> _WHAT IS BEING ASKED_
Transcribe the lines below verbatim, skipping the images.
---
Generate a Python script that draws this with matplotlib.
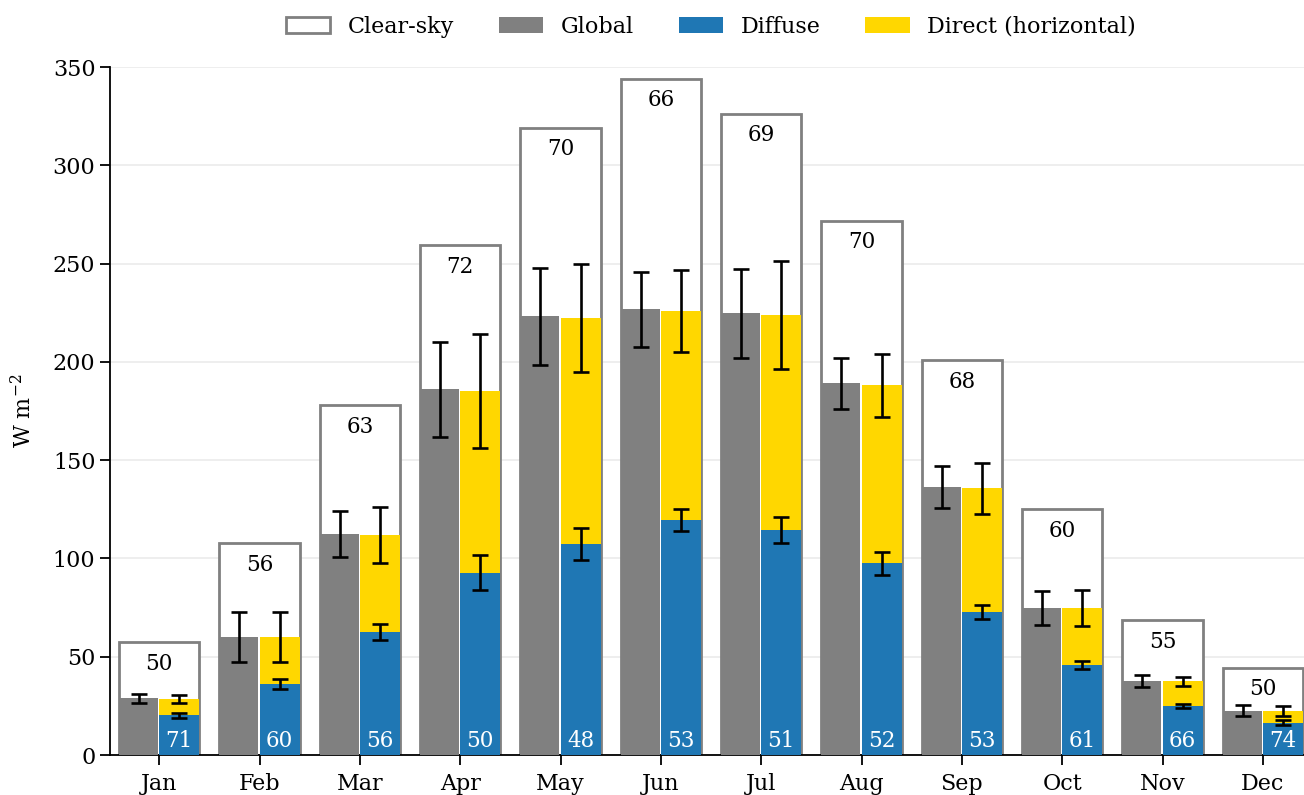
import numpy as np
import matplotlib
matplotlib.use('Agg')
import matplotlib.pyplot as plt
from matplotlib.patches import Patch

plt.rcParams['font.family'] = 'DejaVu Serif'
plt.rcParams['mathtext.fontset'] = 'dejavuserif'

# monthly means, W m-2
months = ['Jan', 'Feb', 'Mar', 'Apr', 'May', 'Jun',
          'Jul', 'Aug', 'Sep', 'Oct', 'Nov', 'Dec']
clear_sky = [57.3, 107.7, 178.0, 259.4, 319.1, 343.9,
             326.1, 271.8, 200.9, 125.0, 68.5, 44.4]
global_rad = [28.8, 60.2, 112.4, 186.0, 223.3, 226.7,
              224.7, 189.1, 136.3, 74.8, 37.6, 22.5]
global_err = [2.4, 12.7, 11.9, 24.0, 24.7, 19.0,
              22.7, 13.0, 10.6, 8.6, 3.1, 2.7]
diffuse = [20.3, 36.1, 62.6, 92.8, 107.3, 119.5,
           114.5, 97.5, 72.7, 45.8, 24.9, 16.4]
diffuse_err = [1.3, 2.4, 4.0, 8.7, 8.0, 5.8,
               6.8, 5.7, 3.4, 1.8, 1.2, 1.2]
direct = [8.2, 23.9, 49.3, 92.2, 115.0, 106.4,
          109.2, 90.7, 63.1, 28.9, 12.6, 6.0]
total_err = [2.1, 12.7, 14.2, 29.0, 27.7, 21.0,
             27.4, 16.0, 13.0, 9.0, 2.4, 2.7]
pct_clear = [50, 56, 63, 72, 70, 66, 69, 70, 68, 60, 55, 50]
pct_diffuse = [71, 60, 56, 50, 48, 53, 51, 52, 53, 61, 66, 74]

x = np.arange(len(months))
w = 0.4
fs = 16
fs_ann = 15.5

fig = plt.figure(figsize=(13.04, 7.95), dpi=100)
ax = fig.add_axes([110 / 1304, 40 / 795, 1 - 110 / 1304, 688 / 795])

# clear-sky outline behind everything
ax.bar(x, clear_sky, width=2 * w, facecolor='white', edgecolor='grey',
       linewidth=2, zorder=2)

ekw = dict(ecolor='black', elinewidth=1.9, capsize=6, capthick=1.9)

ax.bar(x - w, global_rad, width=w - 0.012, align='edge', color='grey', zorder=3)
ax.errorbar(x - w / 2, global_rad, yerr=global_err, fmt='none', zorder=5, **ekw)

ax.bar(x + w / 2, diffuse, width=w, color='#1f77b4', zorder=3)
ax.bar(x + w / 2, direct, width=w, bottom=diffuse, color='gold', zorder=3)
total = np.array(diffuse) + np.array(direct)
ax.errorbar(x + w / 2, total, yerr=total_err, fmt='none', zorder=5, **ekw)
ax.errorbar(x + w / 2, diffuse, yerr=diffuse_err, fmt='none', zorder=5, **ekw)

for i in range(len(months)):
    ax.annotate('%d' % pct_clear[i], (x[i], clear_sky[i]),
                xytext=(0, -7.5), textcoords='offset points',
                ha='center', va='top', fontsize=fs_ann, zorder=6)
    ax.annotate('%d' % pct_diffuse[i], (x[i] + w / 2, 0),
                xytext=(0, 2.5), textcoords='offset points',
                ha='center', va='bottom', fontsize=fs_ann, color='white', zorder=6)

ax.set_xlim(-0.49, 11.41)
ax.set_ylim(0, 350)
ax.set_xticks(x)
ax.set_xticklabels(months)
ax.set_yticks(np.arange(0, 351, 50))
ax.tick_params(labelsize=fs, width=1.3, length=7)
ax.tick_params(axis='x', pad=6)
ax.set_ylabel('W m$^{-2}$', fontsize=fs, labelpad=12)

ax.yaxis.grid(True, color='#ebebeb', linewidth=1.2)
ax.set_axisbelow(True)
for s in ['top', 'right']:
    ax.spines[s].set_visible(False)
for s in ['left', 'bottom']:
    ax.spines[s].set_linewidth(1.3)

handles = [Patch(facecolor='white', edgecolor='grey', linewidth=2, label='Clear-sky'),
           Patch(facecolor='grey', label='Global'),
           Patch(facecolor='#1f77b4', label='Diffuse'),
           Patch(facecolor='gold', label='Direct (horizontal)')]
fig.legend(handles=handles, loc='center', bbox_to_anchor=(711 / 1304, 1 - 27 / 795),
           ncol=4, frameon=False, fontsize=fs)

fig.savefig('out.png', dpi=100)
---
> _ANSWER TO THIS TASK_
Generate a Python script that draws this with matplotlib.
import numpy as np
import matplotlib
matplotlib.use('Agg')
import matplotlib.pyplot as plt
from matplotlib.patches import Patch

plt.rcParams['font.family'] = 'DejaVu Serif'
plt.rcParams['mathtext.fontset'] = 'dejavuserif'

# monthly means, W m-2
months = ['Jan', 'Feb', 'Mar', 'Apr', 'May', 'Jun',
          'Jul', 'Aug', 'Sep', 'Oct', 'Nov', 'Dec']
clear_sky = [57.3, 107.7, 178.0, 259.4, 319.1, 343.9,
             326.1, 271.8, 200.9, 125.0, 68.5, 44.4]
global_rad = [28.8, 60.2, 112.4, 186.0, 223.3, 226.7,
              224.7, 189.1, 136.3, 74.8, 37.6, 22.5]
global_err = [2.4, 12.7, 11.9, 24.0, 24.7, 19.0,
              22.7, 13.0, 10.6, 8.6, 3.1, 2.7]
diffuse = [20.3, 36.1, 62.6, 92.8, 107.3, 119.5,
           114.5, 97.5, 72.7, 45.8, 24.9, 16.4]
diffuse_err = [1.3, 2.4, 4.0, 8.7, 8.0, 5.8,
               6.8, 5.7, 3.4, 1.8, 1.2, 1.2]
direct = [8.2, 23.9, 49.3, 92.2, 115.0, 106.4,
          109.2, 90.7, 63.1, 28.9, 12.6, 6.0]
total_err = [2.1, 12.7, 14.2, 29.0, 27.7, 21.0,
             27.4, 16.0, 13.0, 9.0, 2.4, 2.7]
pct_clear = [50, 56, 63, 72, 70, 66, 69, 70, 68, 60, 55, 50]
pct_diffuse = [71, 60, 56, 50, 48, 53, 51, 52, 53, 61, 66, 74]

x = np.arange(len(months))
w = 0.4
fs = 16
fs_ann = 15.5

fig = plt.figure(figsize=(13.04, 7.95), dpi=100)
ax = fig.add_axes([110 / 1304, 40 / 795, 1 - 110 / 1304, 688 / 795])

# clear-sky outline behind everything
ax.bar(x, clear_sky, width=2 * w, facecolor='white', edgecolor='grey',
       linewidth=2, zorder=2)

ekw = dict(ecolor='black', elinewidth=1.9, capsize=6, capthick=1.9)

ax.bar(x - w, global_rad, width=w - 0.012, align='edge', color='grey', zorder=3)
ax.errorbar(x - w / 2, global_rad, yerr=global_err, fmt='none', zorder=5, **ekw)

ax.bar(x + w / 2, diffuse, width=w, color='#1f77b4', zorder=3)
ax.bar(x + w / 2, direct, width=w, bottom=diffuse, color='gold', zorder=3)
total = np.array(diffuse) + np.array(direct)
ax.errorbar(x + w / 2, total, yerr=total_err, fmt='none', zorder=5, **ekw)
ax.errorbar(x + w / 2, diffuse, yerr=diffuse_err, fmt='none', zorder=5, **ekw)

for i in range(len(months)):
    ax.annotate('%d' % pct_clear[i], (x[i], clear_sky[i]),
                xytext=(0, -7.5), textcoords='offset points',
                ha='center', va='top', fontsize=fs_ann, zorder=6)
    ax.annotate('%d' % pct_diffuse[i], (x[i] + w / 2, 0),
                xytext=(0, 2.5), textcoords='offset points',
                ha='center', va='bottom', fontsize=fs_ann, color='white', zorder=6)

ax.set_xlim(-0.49, 11.41)
ax.set_ylim(0, 350)
ax.set_xticks(x)
ax.set_xticklabels(months)
ax.set_yticks(np.arange(0, 351, 50))
ax.tick_params(labelsize=fs, width=1.3, length=7)
ax.tick_params(axis='x', pad=6)
ax.set_ylabel('W m$^{-2}$', fontsize=fs, labelpad=12)

ax.yaxis.grid(True, color='#ebebeb', linewidth=1.2)
ax.set_axisbelow(True)
for s in ['top', 'right']:
    ax.spines[s].set_visible(False)
for s in ['left', 'bottom']:
    ax.spines[s].set_linewidth(1.3)

handles = [Patch(facecolor='white', edgecolor='grey', linewidth=2, label='Clear-sky'),
           Patch(facecolor='grey', label='Global'),
           Patch(facecolor='#1f77b4', label='Diffuse'),
           Patch(facecolor='gold', label='Direct (horizontal)')]
fig.legend(handles=handles, loc='center', bbox_to_anchor=(711 / 1304, 1 - 27 / 795),
           ncol=4, frameon=False, fontsize=fs)

fig.savefig('out.png', dpi=100)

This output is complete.